● **Dataset content**:
──────

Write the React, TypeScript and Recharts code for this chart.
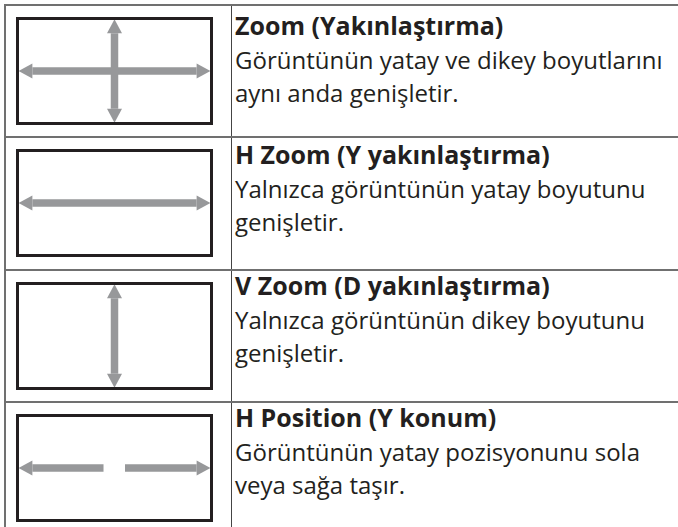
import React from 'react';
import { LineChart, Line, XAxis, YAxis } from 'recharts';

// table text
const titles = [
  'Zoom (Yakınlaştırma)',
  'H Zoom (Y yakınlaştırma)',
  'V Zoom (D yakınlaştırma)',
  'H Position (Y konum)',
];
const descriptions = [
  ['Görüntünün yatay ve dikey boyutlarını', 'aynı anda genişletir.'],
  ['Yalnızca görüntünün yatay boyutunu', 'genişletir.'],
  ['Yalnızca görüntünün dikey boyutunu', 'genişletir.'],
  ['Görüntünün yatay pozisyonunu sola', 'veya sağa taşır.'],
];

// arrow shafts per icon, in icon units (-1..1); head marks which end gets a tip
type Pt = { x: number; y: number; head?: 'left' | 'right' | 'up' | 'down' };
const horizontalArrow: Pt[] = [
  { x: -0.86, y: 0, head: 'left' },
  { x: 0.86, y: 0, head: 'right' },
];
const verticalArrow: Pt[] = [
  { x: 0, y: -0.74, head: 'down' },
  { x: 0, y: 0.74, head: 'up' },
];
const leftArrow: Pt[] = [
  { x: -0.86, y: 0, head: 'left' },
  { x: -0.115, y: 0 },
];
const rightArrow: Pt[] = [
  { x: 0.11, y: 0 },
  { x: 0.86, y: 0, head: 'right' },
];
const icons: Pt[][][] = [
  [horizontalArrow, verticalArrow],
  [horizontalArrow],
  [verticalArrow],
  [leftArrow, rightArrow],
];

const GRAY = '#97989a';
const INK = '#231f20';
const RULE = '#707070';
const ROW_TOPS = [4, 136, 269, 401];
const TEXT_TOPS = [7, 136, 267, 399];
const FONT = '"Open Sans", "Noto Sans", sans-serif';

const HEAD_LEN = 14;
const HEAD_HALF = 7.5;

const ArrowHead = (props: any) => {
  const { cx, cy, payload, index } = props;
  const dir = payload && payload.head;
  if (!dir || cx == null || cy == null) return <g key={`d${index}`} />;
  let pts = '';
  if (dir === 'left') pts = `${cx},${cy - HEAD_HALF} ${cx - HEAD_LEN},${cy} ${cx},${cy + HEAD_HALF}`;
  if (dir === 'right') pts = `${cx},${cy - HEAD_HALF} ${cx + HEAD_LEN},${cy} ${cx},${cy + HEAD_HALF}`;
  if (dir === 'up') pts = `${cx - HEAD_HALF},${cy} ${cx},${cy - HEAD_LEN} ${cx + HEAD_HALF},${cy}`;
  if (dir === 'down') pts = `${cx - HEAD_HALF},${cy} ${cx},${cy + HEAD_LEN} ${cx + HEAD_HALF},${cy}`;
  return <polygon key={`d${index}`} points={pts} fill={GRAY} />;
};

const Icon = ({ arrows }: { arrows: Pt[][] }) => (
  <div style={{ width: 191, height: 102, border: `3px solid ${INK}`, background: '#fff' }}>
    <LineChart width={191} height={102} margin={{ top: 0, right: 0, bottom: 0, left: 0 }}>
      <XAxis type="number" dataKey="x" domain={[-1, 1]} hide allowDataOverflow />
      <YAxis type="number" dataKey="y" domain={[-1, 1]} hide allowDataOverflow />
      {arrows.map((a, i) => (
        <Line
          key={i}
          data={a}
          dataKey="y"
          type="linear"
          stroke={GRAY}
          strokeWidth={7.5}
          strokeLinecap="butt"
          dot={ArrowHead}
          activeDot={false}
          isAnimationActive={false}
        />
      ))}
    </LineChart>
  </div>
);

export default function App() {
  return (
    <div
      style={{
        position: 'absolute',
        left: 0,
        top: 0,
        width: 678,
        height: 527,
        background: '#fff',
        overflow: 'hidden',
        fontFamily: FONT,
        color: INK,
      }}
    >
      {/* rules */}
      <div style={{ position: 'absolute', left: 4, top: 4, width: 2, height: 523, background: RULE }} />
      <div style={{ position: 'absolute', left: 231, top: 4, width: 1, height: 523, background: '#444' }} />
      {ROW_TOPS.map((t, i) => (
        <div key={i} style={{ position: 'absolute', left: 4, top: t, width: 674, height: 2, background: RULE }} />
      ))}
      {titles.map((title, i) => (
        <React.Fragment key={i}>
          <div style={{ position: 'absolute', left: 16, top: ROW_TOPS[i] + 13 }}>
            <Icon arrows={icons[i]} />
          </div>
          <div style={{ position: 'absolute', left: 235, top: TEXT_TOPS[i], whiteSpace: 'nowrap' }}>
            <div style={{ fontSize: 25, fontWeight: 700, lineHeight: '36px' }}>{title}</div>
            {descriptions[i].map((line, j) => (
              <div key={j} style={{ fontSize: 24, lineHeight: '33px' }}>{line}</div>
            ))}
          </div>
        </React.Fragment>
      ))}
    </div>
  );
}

──────

● **Problem details**:
Skip every picture and return the lines above from the top through the one that contains "const HEAD_HALF = 7.5;".

● **Completed task**:
Write the React, TypeScript and Recharts code for this chart.
import React from 'react';
import { LineChart, Line, XAxis, YAxis } from 'recharts';

// table text
const titles = [
  'Zoom (Yakınlaştırma)',
  'H Zoom (Y yakınlaştırma)',
  'V Zoom (D yakınlaştırma)',
  'H Position (Y konum)',
];
const descriptions = [
  ['Görüntünün yatay ve dikey boyutlarını', 'aynı anda genişletir.'],
  ['Yalnızca görüntünün yatay boyutunu', 'genişletir.'],
  ['Yalnızca görüntünün dikey boyutunu', 'genişletir.'],
  ['Görüntünün yatay pozisyonunu sola', 'veya sağa taşır.'],
];

// arrow shafts per icon, in icon units (-1..1); head marks which end gets a tip
type Pt = { x: number; y: number; head?: 'left' | 'right' | 'up' | 'down' };
const horizontalArrow: Pt[] = [
  { x: -0.86, y: 0, head: 'left' },
  { x: 0.86, y: 0, head: 'right' },
];
const verticalArrow: Pt[] = [
  { x: 0, y: -0.74, head: 'down' },
  { x: 0, y: 0.74, head: 'up' },
];
const leftArrow: Pt[] = [
  { x: -0.86, y: 0, head: 'left' },
  { x: -0.115, y: 0 },
];
const rightArrow: Pt[] = [
  { x: 0.11, y: 0 },
  { x: 0.86, y: 0, head: 'right' },
];
const icons: Pt[][][] = [
  [horizontalArrow, verticalArrow],
  [horizontalArrow],
  [verticalArrow],
  [leftArrow, rightArrow],
];

const GRAY = '#97989a';
const INK = '#231f20';
const RULE = '#707070';
const ROW_TOPS = [4, 136, 269, 401];
const TEXT_TOPS = [7, 136, 267, 399];
const FONT = '"Open Sans", "Noto Sans", sans-serif';

const HEAD_LEN = 14;
const HEAD_HALF = 7.5;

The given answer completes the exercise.